#### Data
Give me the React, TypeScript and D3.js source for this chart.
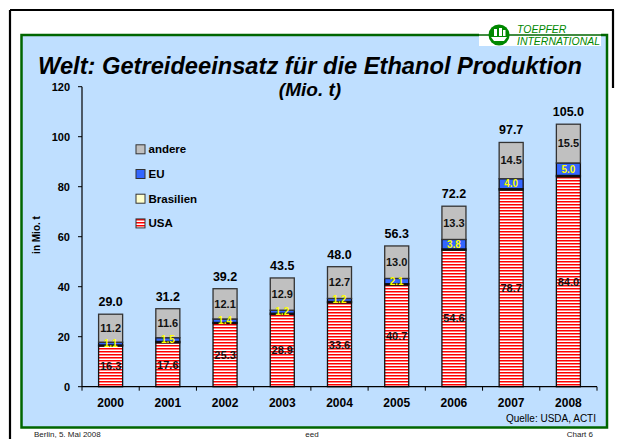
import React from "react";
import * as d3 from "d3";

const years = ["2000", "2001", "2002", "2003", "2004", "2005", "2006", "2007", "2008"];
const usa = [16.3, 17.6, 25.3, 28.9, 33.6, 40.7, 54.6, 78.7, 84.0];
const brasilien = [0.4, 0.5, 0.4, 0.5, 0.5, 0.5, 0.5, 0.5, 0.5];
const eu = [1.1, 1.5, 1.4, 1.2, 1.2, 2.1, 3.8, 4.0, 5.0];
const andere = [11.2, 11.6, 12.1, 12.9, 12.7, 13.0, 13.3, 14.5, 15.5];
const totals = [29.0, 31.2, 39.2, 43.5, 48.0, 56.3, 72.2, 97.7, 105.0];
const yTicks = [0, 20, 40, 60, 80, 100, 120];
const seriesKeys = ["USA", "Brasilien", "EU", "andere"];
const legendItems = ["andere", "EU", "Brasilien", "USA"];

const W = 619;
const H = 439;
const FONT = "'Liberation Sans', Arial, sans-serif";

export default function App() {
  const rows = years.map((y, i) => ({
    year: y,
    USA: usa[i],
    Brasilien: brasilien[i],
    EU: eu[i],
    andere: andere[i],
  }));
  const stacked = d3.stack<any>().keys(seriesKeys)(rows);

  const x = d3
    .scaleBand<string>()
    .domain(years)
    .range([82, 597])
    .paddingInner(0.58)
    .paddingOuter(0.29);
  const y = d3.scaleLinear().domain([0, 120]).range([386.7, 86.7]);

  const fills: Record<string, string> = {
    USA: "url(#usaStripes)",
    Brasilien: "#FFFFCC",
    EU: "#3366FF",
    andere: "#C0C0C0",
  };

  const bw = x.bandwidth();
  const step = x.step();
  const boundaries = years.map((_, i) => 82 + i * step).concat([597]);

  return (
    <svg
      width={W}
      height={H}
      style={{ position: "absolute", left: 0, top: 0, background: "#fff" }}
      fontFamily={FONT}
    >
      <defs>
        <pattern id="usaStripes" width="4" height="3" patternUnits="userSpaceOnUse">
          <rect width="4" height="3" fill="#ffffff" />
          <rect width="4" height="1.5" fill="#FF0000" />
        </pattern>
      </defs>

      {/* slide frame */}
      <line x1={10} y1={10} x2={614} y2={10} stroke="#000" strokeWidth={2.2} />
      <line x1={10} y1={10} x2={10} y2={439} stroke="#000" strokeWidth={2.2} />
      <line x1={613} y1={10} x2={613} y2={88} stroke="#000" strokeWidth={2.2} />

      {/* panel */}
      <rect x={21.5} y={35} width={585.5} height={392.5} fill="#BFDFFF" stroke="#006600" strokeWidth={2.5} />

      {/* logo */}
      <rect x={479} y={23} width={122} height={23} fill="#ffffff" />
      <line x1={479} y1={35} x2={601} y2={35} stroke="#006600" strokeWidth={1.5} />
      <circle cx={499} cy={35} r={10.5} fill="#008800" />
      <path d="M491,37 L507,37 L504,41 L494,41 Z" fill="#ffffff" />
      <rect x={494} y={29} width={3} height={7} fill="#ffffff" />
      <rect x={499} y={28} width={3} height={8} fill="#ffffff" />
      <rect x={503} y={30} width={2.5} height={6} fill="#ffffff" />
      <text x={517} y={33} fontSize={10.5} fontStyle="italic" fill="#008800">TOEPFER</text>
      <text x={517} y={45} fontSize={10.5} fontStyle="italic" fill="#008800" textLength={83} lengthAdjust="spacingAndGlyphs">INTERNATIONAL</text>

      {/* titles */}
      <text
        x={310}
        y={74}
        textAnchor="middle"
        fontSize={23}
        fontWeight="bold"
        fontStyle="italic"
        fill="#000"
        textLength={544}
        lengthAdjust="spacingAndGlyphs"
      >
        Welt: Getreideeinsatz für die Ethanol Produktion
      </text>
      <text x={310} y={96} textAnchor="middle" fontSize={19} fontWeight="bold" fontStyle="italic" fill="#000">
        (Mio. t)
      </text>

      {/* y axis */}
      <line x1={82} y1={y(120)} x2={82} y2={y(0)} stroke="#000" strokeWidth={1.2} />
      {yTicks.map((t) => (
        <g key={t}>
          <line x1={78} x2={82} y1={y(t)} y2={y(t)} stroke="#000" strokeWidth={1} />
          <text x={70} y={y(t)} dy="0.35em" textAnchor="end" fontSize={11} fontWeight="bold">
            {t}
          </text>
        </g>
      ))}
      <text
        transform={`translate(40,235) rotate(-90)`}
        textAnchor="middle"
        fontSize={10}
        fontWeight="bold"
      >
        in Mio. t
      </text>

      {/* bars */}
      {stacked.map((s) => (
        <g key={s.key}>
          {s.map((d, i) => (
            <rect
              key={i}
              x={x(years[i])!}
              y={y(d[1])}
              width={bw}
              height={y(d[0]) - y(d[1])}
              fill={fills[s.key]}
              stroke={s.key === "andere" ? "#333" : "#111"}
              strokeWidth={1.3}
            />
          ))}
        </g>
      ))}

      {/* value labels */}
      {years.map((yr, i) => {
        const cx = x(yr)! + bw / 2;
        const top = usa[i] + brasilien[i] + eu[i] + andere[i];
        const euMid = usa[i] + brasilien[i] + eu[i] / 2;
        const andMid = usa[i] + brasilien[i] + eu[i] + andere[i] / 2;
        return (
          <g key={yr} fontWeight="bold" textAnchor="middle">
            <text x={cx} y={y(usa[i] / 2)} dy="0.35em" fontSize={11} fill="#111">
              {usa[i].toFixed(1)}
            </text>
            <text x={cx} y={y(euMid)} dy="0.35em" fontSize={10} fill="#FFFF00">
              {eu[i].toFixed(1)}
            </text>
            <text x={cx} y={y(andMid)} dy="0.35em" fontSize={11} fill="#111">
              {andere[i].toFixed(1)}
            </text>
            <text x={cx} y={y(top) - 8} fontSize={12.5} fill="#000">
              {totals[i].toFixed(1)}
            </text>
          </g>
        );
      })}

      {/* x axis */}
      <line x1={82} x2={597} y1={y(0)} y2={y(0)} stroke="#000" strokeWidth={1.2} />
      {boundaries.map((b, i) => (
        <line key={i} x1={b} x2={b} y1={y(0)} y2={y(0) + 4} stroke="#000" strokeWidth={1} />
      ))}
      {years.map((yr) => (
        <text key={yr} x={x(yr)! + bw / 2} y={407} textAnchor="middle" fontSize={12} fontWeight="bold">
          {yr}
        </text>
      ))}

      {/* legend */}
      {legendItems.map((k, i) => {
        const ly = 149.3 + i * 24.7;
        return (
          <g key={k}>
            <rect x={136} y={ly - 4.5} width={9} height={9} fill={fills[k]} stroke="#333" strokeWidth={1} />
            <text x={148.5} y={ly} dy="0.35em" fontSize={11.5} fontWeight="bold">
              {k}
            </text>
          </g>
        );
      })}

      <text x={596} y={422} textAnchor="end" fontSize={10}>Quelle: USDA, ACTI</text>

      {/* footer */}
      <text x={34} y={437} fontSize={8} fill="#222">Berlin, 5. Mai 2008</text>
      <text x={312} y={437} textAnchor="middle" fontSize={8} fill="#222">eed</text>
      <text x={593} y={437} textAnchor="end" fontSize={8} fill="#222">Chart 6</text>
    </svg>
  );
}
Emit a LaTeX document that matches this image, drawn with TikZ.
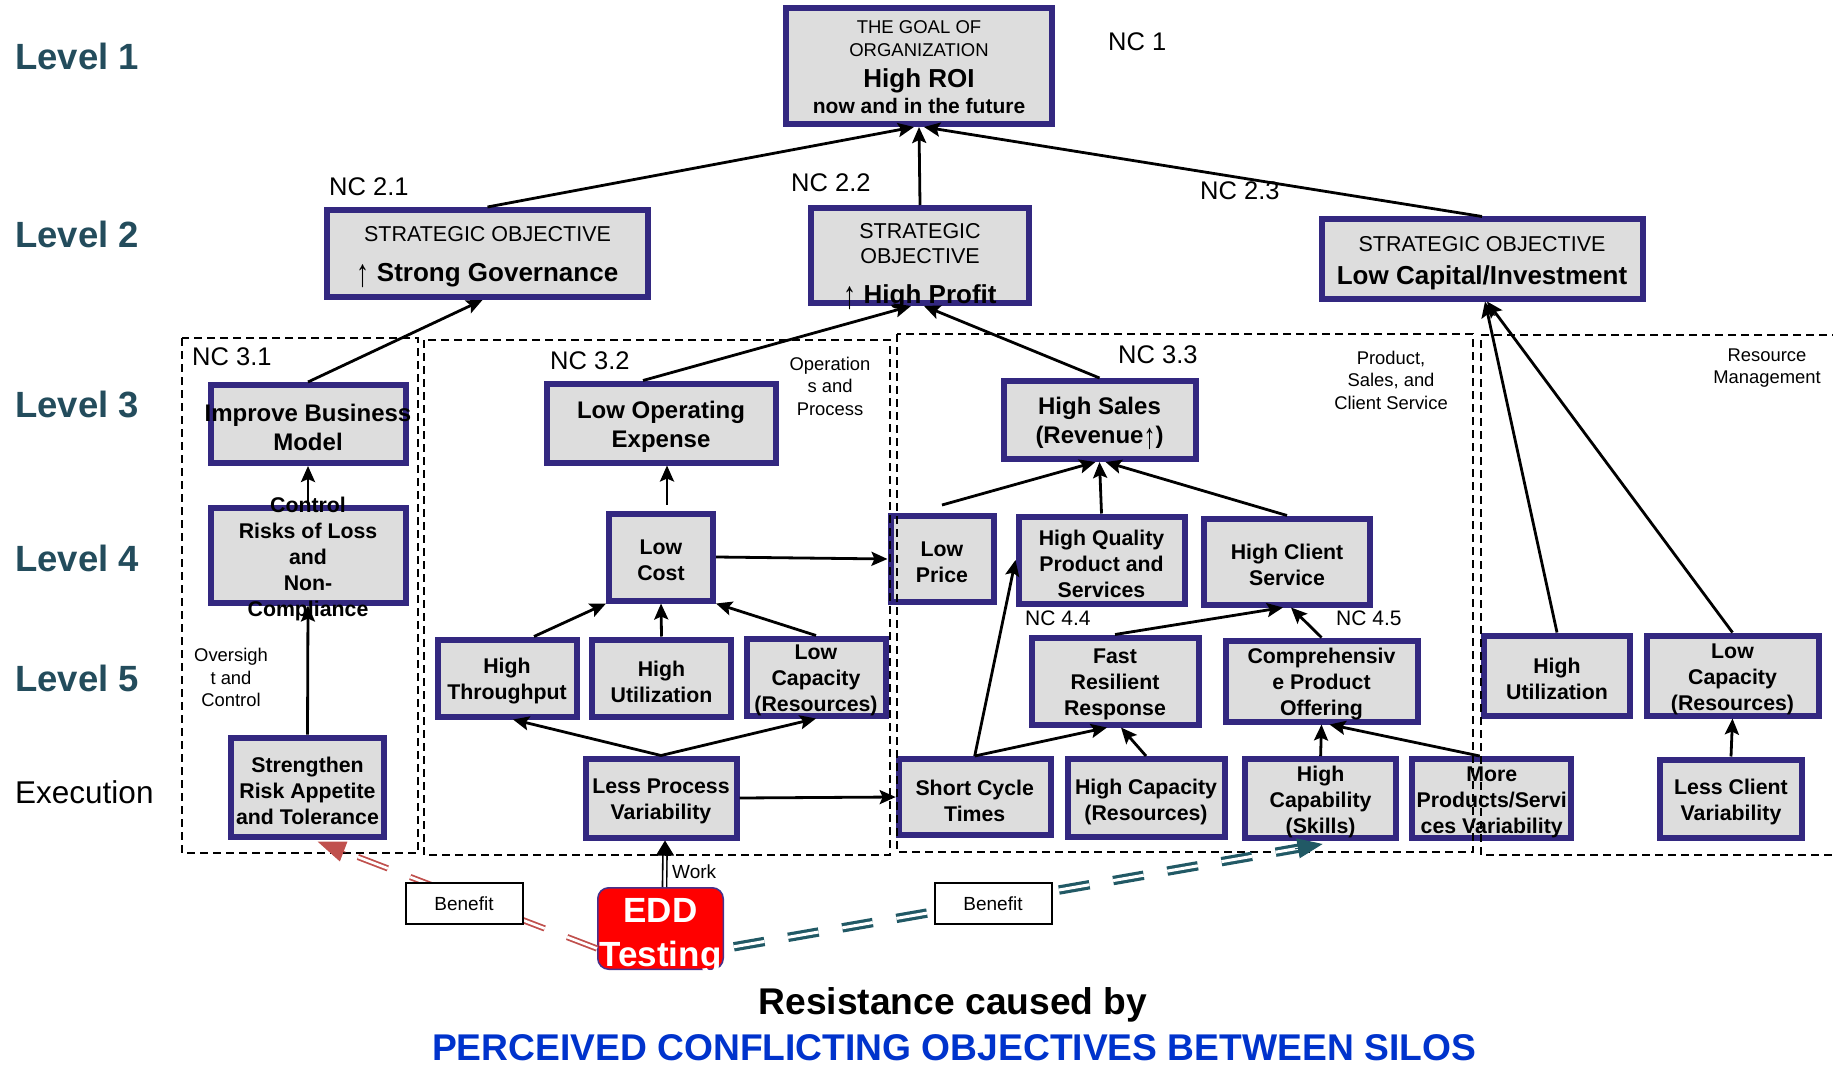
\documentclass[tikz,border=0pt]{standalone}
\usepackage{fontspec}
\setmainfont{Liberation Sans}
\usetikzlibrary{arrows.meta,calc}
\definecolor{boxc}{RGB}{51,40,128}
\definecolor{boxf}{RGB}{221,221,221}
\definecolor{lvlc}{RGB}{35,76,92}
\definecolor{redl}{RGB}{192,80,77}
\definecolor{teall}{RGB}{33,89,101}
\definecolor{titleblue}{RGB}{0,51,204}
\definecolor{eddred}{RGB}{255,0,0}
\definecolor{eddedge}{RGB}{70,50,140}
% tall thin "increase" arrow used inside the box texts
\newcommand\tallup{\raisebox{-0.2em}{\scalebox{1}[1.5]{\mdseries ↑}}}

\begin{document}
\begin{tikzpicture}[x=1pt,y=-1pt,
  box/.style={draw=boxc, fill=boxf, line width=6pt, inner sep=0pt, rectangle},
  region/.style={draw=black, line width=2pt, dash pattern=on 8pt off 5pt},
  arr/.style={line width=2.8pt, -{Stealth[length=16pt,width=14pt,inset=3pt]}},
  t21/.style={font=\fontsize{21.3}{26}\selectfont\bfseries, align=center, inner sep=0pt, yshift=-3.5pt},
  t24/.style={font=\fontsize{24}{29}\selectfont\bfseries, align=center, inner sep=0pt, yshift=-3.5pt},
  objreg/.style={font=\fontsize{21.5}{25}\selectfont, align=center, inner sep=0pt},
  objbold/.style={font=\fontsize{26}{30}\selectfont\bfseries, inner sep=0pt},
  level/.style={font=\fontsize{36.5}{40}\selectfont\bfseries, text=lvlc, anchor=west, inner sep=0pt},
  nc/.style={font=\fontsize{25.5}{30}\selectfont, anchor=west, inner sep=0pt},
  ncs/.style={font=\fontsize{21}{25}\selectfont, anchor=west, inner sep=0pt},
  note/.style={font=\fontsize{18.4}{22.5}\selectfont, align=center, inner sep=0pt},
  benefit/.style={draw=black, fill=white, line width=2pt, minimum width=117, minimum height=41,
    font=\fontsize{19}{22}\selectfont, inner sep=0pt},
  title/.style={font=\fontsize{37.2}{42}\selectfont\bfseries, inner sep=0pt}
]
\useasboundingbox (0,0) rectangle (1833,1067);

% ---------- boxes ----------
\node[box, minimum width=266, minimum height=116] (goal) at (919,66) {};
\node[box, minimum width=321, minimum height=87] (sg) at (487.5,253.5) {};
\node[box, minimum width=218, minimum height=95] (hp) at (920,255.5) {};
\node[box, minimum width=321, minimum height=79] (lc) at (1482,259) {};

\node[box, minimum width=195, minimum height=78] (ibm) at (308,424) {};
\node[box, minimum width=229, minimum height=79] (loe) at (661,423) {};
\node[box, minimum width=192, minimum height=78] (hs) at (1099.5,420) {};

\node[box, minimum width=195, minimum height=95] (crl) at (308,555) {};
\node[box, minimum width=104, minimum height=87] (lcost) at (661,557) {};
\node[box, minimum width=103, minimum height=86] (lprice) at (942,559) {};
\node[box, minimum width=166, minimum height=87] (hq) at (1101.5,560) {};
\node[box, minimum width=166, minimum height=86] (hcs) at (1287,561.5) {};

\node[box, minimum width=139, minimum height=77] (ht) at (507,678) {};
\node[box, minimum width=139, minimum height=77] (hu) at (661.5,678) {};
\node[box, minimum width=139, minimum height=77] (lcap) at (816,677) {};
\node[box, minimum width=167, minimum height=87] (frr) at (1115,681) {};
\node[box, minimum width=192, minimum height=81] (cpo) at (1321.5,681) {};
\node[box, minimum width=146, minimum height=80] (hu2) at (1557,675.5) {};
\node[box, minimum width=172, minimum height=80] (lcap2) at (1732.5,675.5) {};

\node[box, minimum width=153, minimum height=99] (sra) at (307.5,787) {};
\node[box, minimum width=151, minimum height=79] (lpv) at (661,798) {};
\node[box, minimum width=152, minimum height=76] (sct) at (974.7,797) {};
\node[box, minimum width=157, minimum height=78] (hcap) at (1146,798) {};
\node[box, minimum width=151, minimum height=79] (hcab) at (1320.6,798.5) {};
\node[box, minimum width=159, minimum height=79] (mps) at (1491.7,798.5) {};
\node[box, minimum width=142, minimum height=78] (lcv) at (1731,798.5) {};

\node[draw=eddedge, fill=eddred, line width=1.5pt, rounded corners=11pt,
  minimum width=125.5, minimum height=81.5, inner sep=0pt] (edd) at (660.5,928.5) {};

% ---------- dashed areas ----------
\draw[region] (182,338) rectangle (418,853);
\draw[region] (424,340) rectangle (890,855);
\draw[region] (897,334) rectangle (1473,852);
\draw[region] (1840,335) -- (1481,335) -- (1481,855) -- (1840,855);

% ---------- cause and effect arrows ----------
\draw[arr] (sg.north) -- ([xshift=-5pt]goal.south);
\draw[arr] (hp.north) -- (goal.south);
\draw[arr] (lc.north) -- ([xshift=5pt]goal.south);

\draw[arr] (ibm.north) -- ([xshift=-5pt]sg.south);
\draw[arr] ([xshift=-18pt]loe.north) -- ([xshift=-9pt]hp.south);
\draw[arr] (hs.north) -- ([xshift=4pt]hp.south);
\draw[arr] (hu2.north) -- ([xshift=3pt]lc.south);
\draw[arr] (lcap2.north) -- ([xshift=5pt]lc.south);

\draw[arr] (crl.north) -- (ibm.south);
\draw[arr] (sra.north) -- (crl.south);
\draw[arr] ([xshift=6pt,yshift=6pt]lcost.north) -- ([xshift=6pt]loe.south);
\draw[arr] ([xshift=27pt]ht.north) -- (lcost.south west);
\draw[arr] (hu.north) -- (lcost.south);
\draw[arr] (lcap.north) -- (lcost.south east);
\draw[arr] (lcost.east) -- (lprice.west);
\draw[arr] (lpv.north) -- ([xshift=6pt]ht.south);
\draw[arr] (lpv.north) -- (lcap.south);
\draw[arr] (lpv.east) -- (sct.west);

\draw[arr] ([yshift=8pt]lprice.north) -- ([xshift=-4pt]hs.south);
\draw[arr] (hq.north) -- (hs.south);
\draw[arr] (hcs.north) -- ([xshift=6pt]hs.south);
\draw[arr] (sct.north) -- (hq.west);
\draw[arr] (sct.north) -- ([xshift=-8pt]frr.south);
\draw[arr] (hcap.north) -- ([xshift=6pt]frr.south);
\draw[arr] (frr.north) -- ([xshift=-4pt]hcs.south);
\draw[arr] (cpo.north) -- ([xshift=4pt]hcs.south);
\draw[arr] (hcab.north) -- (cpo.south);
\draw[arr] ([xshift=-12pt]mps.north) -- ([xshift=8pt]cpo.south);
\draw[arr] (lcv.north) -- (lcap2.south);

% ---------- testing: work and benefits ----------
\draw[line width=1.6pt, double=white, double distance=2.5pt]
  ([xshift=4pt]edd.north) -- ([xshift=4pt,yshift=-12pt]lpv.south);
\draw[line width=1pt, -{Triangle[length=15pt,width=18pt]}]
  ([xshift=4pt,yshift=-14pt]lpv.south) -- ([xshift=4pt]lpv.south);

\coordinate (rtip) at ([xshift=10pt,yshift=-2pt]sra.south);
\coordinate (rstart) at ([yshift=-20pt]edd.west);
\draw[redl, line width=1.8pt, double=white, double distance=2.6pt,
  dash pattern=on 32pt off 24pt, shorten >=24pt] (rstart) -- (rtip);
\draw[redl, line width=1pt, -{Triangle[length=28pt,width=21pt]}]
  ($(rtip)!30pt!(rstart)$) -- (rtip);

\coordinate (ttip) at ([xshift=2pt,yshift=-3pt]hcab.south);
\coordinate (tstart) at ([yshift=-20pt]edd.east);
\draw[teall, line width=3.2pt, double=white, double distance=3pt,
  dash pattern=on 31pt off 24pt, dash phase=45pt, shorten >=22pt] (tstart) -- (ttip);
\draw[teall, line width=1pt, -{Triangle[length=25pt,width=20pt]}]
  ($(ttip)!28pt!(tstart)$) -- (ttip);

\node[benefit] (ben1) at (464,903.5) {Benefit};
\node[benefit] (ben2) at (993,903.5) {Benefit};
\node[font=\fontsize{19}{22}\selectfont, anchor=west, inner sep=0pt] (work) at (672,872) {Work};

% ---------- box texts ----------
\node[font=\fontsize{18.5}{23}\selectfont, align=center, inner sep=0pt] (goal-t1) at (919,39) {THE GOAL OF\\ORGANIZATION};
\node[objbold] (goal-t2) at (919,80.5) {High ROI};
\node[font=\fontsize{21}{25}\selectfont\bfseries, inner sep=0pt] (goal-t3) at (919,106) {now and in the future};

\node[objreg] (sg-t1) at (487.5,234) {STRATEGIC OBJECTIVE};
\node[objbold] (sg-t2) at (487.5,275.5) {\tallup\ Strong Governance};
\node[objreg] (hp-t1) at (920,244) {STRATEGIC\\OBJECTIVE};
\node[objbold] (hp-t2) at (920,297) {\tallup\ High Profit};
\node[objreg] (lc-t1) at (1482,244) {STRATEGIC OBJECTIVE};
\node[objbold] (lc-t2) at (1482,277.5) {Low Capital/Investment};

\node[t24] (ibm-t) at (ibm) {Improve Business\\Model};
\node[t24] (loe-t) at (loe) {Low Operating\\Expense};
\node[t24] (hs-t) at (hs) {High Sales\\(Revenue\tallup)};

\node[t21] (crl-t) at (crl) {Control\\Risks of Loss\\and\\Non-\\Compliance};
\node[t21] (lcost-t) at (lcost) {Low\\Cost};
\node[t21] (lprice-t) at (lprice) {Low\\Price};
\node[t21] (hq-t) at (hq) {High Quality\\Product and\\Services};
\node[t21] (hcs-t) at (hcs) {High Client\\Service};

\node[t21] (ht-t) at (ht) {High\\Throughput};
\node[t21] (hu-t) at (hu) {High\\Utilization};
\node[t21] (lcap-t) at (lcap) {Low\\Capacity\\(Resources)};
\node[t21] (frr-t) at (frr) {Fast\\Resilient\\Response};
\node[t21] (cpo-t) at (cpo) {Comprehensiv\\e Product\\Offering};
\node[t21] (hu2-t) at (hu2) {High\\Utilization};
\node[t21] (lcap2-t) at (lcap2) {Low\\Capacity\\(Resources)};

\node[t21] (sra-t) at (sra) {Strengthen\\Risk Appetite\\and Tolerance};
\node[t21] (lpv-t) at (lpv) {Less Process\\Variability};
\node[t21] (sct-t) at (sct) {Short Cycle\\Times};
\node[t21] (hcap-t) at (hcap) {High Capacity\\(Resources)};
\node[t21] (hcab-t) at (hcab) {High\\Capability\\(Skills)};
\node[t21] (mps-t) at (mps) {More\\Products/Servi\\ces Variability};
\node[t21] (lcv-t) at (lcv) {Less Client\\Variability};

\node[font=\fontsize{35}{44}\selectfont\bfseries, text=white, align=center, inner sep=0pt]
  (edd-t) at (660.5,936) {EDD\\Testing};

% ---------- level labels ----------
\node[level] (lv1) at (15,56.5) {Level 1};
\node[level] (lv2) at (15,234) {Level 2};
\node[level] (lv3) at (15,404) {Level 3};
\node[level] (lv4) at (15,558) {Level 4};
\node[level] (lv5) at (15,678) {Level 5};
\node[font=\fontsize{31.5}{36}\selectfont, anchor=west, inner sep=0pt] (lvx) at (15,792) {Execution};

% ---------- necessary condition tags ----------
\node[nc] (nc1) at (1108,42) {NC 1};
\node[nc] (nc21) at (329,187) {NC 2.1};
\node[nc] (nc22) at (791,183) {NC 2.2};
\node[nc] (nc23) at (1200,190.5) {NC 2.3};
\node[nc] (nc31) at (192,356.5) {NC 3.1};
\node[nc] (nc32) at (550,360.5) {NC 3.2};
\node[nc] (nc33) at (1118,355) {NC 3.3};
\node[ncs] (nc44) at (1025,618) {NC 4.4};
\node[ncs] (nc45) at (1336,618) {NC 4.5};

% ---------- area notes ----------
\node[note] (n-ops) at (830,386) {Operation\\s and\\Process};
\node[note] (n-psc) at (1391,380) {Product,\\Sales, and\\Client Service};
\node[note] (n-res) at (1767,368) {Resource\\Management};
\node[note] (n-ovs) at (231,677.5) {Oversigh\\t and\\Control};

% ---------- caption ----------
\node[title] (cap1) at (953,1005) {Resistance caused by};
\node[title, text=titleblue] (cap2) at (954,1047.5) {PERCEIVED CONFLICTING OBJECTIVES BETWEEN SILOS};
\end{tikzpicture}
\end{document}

#### Requirement
Filter for "React". Return all lines that hold it.

#### Exercise response
Give me the React, TypeScript and D3.js source for this chart.
import React from "react";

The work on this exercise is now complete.